begin Dataset excerpts

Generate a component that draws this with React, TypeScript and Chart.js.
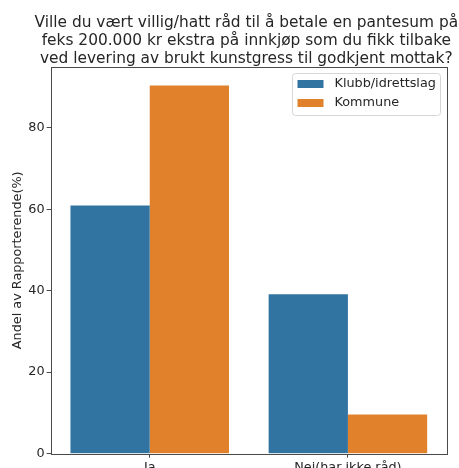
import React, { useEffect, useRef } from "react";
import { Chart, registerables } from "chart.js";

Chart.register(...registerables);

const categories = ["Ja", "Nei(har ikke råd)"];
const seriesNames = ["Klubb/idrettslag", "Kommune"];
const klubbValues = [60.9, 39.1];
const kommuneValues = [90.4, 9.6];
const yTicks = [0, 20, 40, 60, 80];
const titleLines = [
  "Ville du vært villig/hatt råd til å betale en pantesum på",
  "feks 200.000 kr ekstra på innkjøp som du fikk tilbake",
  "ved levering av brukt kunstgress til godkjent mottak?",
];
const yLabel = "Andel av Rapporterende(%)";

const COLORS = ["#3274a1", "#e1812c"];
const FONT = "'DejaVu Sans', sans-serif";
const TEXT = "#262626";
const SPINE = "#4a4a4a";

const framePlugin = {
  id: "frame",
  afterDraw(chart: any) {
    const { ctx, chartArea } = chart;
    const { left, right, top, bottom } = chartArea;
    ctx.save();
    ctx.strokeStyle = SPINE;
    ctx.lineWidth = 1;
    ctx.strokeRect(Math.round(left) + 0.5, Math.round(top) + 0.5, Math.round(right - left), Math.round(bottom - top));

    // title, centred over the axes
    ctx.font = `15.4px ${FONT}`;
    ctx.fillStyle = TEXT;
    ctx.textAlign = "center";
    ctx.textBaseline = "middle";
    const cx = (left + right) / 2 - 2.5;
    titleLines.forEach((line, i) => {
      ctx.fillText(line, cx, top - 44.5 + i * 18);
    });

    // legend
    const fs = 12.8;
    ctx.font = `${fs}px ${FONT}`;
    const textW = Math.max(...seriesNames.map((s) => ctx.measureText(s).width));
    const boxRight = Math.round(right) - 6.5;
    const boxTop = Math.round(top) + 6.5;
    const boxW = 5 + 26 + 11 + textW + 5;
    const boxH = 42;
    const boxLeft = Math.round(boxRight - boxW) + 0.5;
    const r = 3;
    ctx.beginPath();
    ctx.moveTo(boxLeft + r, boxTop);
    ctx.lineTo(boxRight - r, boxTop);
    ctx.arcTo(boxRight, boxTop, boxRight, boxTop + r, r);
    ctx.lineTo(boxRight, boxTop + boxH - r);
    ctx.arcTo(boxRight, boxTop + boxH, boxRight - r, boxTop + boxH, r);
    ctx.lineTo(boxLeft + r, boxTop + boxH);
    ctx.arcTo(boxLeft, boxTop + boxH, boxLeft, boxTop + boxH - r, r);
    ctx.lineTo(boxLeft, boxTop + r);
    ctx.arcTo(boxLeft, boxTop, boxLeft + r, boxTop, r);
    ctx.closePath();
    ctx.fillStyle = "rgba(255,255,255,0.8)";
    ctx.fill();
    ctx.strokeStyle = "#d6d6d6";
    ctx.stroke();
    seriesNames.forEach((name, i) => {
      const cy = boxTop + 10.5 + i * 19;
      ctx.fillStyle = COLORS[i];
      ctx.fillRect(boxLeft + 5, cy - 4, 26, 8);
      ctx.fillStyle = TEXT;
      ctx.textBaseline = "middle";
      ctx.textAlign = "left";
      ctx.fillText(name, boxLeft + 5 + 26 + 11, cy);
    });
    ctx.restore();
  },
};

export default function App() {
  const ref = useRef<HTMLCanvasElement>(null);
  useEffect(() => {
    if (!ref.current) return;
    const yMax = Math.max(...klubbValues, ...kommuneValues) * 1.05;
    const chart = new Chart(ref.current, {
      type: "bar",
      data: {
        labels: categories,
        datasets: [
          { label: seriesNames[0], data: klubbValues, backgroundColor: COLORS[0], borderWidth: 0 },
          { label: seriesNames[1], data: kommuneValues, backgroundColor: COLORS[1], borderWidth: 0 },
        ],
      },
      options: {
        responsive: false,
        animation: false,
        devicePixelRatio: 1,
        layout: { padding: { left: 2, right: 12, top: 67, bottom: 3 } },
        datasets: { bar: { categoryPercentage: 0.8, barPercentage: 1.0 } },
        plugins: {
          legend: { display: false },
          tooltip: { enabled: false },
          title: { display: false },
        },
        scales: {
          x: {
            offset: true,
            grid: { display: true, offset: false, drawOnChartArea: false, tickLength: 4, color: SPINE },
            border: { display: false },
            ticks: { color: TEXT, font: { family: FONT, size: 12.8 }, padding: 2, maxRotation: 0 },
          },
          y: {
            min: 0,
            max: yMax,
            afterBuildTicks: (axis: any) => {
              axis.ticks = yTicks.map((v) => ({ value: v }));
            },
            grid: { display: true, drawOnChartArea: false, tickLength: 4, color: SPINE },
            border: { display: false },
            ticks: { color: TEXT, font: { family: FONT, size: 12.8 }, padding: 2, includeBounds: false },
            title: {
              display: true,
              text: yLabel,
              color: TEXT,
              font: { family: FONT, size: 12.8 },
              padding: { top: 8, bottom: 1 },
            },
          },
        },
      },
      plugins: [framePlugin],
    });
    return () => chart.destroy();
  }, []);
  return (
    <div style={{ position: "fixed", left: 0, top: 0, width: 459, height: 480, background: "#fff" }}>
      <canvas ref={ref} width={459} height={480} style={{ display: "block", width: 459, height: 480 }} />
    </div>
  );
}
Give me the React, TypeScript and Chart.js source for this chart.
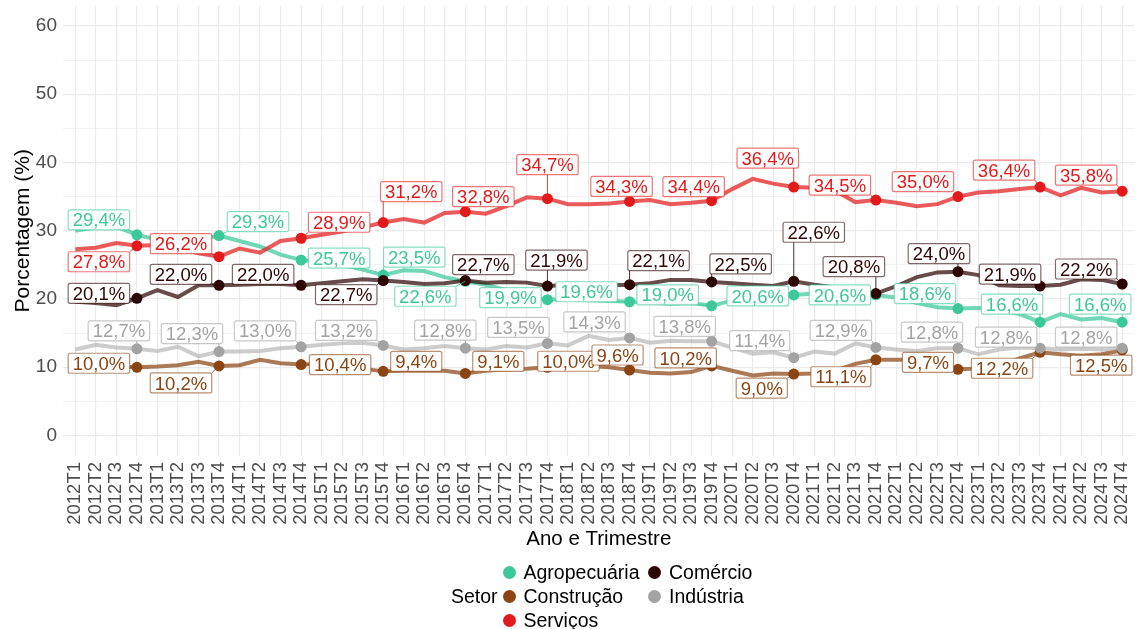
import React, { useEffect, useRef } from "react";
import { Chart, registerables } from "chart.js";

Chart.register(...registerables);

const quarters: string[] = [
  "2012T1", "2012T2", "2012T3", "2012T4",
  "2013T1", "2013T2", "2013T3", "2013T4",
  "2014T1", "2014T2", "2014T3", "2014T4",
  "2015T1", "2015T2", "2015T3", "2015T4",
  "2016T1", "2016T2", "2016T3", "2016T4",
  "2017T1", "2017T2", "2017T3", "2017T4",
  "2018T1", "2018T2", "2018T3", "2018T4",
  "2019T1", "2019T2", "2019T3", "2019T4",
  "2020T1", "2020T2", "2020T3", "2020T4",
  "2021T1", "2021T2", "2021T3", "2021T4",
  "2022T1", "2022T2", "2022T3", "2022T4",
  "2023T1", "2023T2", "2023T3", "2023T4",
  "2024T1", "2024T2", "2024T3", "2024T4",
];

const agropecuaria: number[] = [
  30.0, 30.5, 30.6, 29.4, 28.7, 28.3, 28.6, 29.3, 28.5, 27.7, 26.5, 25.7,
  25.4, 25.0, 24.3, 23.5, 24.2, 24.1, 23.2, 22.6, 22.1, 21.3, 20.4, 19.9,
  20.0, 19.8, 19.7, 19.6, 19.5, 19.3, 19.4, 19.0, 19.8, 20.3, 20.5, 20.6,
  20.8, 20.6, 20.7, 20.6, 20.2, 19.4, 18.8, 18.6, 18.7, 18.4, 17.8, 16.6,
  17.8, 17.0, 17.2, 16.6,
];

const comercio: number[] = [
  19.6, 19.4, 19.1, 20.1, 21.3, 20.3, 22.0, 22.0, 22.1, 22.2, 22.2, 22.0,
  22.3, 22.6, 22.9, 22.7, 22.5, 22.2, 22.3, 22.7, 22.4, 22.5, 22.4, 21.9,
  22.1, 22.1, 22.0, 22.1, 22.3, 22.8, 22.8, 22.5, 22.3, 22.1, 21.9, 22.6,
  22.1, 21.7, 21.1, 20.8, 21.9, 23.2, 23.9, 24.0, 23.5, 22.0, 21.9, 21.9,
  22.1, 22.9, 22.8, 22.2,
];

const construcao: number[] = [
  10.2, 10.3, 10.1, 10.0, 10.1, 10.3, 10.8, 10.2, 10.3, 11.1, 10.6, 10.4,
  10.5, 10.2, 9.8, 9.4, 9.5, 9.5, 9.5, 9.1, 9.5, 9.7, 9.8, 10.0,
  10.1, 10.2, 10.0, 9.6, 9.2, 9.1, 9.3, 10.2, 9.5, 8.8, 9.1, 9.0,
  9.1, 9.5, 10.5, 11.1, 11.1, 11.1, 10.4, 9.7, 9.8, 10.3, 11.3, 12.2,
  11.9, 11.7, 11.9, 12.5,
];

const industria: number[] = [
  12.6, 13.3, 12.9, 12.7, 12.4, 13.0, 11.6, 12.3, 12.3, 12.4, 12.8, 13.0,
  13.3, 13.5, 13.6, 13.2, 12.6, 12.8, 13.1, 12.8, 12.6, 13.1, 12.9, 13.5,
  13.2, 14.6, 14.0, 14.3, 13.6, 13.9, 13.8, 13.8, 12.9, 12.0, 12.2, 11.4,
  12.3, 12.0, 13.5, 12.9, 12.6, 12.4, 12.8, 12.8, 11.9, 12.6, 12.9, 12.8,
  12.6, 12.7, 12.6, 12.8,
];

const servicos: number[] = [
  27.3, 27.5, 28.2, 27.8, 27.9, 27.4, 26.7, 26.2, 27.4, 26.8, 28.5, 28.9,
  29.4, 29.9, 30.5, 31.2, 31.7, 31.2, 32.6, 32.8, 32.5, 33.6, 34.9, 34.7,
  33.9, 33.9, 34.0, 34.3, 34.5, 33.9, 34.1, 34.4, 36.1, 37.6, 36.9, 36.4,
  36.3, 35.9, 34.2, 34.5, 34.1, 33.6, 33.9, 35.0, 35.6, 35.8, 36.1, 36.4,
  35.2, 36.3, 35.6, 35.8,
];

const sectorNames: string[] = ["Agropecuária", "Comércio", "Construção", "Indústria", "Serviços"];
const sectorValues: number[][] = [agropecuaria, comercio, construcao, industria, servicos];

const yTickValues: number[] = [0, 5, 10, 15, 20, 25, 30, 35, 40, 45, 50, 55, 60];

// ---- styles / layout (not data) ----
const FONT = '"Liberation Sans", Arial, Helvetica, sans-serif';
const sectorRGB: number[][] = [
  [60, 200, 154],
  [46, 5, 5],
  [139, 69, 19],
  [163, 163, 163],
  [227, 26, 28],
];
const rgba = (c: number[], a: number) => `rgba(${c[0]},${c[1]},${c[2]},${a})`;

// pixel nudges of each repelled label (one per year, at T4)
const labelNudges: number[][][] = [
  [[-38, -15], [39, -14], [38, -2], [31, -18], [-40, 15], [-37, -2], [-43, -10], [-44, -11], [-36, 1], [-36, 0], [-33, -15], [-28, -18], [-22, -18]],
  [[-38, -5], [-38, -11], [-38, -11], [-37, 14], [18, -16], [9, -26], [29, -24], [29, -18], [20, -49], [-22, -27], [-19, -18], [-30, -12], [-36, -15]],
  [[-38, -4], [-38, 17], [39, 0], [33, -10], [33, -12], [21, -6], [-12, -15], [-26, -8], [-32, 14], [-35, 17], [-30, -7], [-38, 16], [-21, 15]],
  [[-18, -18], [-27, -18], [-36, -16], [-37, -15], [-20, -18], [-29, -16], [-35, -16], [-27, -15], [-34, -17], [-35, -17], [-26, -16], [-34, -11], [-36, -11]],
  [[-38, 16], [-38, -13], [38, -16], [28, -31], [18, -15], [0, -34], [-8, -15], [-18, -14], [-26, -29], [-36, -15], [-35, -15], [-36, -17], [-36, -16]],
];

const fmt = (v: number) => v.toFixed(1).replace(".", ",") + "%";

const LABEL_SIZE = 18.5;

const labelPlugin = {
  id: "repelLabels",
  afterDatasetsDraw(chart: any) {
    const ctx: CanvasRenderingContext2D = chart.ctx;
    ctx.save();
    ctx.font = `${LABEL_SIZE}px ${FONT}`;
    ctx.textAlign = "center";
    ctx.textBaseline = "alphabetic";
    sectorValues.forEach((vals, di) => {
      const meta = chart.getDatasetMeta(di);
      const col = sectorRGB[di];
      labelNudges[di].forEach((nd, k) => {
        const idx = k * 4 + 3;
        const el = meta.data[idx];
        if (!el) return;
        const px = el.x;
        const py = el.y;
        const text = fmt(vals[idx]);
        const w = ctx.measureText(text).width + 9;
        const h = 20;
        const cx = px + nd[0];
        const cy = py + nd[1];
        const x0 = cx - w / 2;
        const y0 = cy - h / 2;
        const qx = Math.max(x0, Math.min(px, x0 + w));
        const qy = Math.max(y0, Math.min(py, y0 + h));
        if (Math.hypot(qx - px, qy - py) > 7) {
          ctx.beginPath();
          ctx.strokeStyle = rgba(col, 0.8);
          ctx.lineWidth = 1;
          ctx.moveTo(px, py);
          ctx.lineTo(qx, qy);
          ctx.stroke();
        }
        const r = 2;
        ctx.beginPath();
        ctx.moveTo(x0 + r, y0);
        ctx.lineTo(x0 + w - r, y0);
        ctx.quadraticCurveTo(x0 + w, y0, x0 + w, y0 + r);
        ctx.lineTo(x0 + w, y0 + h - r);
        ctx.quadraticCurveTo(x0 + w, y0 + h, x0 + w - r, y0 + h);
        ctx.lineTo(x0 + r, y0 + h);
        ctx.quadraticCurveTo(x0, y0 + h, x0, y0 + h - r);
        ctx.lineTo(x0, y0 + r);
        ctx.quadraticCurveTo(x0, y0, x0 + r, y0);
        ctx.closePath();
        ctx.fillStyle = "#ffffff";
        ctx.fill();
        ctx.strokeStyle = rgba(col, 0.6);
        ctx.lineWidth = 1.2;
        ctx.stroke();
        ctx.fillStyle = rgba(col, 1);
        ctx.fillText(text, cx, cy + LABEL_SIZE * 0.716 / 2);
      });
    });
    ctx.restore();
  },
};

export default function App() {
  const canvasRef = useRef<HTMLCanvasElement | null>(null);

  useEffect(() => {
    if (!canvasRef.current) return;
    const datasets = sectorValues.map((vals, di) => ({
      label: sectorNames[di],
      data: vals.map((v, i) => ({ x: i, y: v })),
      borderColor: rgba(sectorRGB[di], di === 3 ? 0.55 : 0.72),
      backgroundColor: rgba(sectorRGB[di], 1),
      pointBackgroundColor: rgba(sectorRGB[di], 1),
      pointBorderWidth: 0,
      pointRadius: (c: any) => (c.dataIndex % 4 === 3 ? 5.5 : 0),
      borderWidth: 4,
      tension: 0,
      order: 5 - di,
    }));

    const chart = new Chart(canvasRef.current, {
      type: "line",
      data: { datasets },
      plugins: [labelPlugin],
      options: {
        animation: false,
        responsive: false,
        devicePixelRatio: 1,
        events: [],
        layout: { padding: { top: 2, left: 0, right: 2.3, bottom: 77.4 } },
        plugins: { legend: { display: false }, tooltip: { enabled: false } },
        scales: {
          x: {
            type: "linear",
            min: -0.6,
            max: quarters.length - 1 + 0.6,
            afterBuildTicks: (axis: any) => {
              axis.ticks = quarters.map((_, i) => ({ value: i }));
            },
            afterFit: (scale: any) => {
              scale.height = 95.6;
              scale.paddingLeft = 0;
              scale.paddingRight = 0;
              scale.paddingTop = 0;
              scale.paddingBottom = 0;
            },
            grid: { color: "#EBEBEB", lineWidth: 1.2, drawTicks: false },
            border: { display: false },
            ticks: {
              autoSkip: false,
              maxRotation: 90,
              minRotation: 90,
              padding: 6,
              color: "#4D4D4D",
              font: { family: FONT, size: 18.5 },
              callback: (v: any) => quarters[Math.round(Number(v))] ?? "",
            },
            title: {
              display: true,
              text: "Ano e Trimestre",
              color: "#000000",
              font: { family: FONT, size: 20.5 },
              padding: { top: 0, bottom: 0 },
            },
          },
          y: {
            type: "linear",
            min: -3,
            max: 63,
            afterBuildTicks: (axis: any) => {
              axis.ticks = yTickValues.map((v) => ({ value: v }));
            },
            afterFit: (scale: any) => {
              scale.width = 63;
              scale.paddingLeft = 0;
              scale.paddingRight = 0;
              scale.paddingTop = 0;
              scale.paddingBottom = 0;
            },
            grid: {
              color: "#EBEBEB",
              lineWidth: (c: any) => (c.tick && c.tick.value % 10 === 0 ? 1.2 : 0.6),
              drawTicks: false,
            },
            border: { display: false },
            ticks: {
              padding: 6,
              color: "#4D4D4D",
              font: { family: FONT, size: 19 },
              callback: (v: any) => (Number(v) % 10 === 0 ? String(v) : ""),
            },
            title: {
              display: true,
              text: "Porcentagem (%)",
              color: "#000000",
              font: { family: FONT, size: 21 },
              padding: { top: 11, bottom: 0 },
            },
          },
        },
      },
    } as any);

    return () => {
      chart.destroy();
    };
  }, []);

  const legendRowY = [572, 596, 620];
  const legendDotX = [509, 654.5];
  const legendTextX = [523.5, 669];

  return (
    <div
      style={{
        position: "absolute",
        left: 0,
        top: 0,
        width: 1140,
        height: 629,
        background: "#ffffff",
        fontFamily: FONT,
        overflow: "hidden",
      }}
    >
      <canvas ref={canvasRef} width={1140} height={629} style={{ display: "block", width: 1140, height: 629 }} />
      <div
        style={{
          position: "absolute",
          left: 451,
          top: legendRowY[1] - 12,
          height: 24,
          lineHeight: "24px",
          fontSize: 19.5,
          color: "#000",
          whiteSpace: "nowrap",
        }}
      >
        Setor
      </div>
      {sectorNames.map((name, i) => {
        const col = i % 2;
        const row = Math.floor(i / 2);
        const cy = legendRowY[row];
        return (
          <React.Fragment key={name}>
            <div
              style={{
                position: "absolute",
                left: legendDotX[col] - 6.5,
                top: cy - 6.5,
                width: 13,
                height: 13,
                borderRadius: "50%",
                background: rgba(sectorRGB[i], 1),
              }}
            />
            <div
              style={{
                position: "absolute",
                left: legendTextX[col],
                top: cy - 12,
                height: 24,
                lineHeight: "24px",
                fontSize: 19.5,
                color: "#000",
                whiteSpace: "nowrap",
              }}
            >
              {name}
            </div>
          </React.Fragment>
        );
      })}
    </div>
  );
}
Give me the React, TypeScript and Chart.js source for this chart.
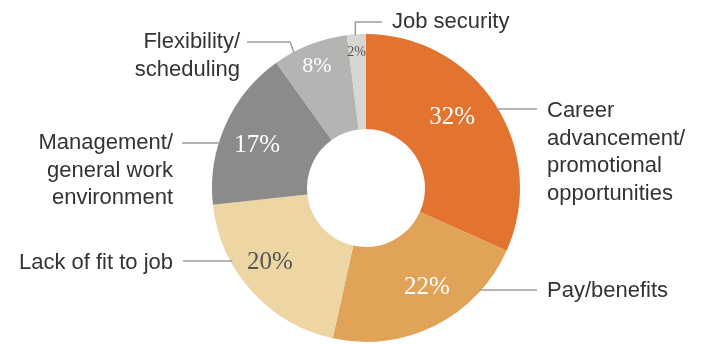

end Dataset excerpts

What needs to be done: Transcribe the entries from their first line to the line that holds "ctx.strokeRect(Math.round(left) + 0.5, Math.round(top)", both included, and skip every picture.

Output:
Generate a component that draws this with React, TypeScript and Chart.js.
import React, { useEffect, useRef } from "react";
import { Chart, registerables } from "chart.js";

Chart.register(...registerables);

const categories = ["Ja", "Nei(har ikke råd)"];
const seriesNames = ["Klubb/idrettslag", "Kommune"];
const klubbValues = [60.9, 39.1];
const kommuneValues = [90.4, 9.6];
const yTicks = [0, 20, 40, 60, 80];
const titleLines = [
  "Ville du vært villig/hatt råd til å betale en pantesum på",
  "feks 200.000 kr ekstra på innkjøp som du fikk tilbake",
  "ved levering av brukt kunstgress til godkjent mottak?",
];
const yLabel = "Andel av Rapporterende(%)";

const COLORS = ["#3274a1", "#e1812c"];
const FONT = "'DejaVu Sans', sans-serif";
const TEXT = "#262626";
const SPINE = "#4a4a4a";

const framePlugin = {
  id: "frame",
  afterDraw(chart: any) {
    const { ctx, chartArea } = chart;
    const { left, right, top, bottom } = chartArea;
    ctx.save();
    ctx.strokeStyle = SPINE;
    ctx.lineWidth = 1;
    ctx.strokeRect(Math.round(left) + 0.5, Math.round(top) + 0.5, Math.round(right - left), Math.round(bottom - top));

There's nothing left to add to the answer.